Court File and Parties
CITATION: R. v. Pillay, 2007 ONCA 702
DATE: 20071015
DOCKET: C41984
COURT OF APPEAL FOR ONTARIO
MOLDAVER, FELDMAN and ARMSTRONG JJ.A.
BETWEEN:
HER MAJESTY THE QUEEN Respondent
and
VIMAL PILLAY Appellant
Counsel: Vincenzo Rondinelli for the appellant Shawn Porter for the respondent
Heard and endorsed: October 11, 2007
On appeal from conviction entered by Justice Bonnie J. Wein of the Superior Court of Justice, sitting with a jury, dated June 2, 2004.
APPEAL BOOK ENDORSEMENT
[1] The appellant abandoned his fresh evidence application. The learned trial judge wrote thorough and comprehensive reasons for finding that the police were acting under exigent circumstances when they first entered the appellant’s apartment. The appellant does not challenge her findings of fact and we see no error in her analysis or conclusion.
[2] As for the second entry several hours later, we have some concerns about the right of the police to return and continue their search under the exigent circumstances doctrine. However, even if the second entry was impermissible, we have no doubt that the evidence obtained thereafter was properly admissible under s. 24(2) of the Charter. The trial judge found that the police were acting in good faith throughout and as soon as they found evidence suggesting criminality, they immediately sought out and obtained a search warrant. Moreover, at the time the impugned search was being conducted, the appellant (albeit unbeknownst to the officers) consented to having his apartment searched. As a result, the impugned evidence would inevitably have been discovered. The evidence found was real evidence. It was not conscripted and we agree with the trial judge that its exclusion would have a greater negative effect on the administration of justice than its inclusion. We therefore would not give effect to the appellant’s arguments concerning admissibility.

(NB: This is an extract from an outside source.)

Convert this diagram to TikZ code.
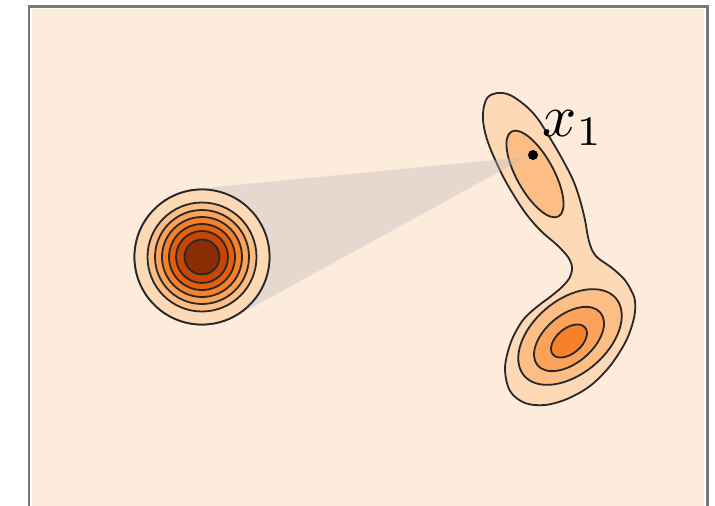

[3] As for the alleged errors in the trial judge’s charge, we begin by noting that in our view, the charge was fair and balanced and extremely thorough. That, no doubt, explains why defence counsel raised no objections to it.
[4] The issues now raised by the appellant for the first time on appeal are in our view minor and inconsequential. We need not itemize them because individually and cumulatively, they would have had no impact on the outcome
[5] Accordingly, the appeal is dismissed.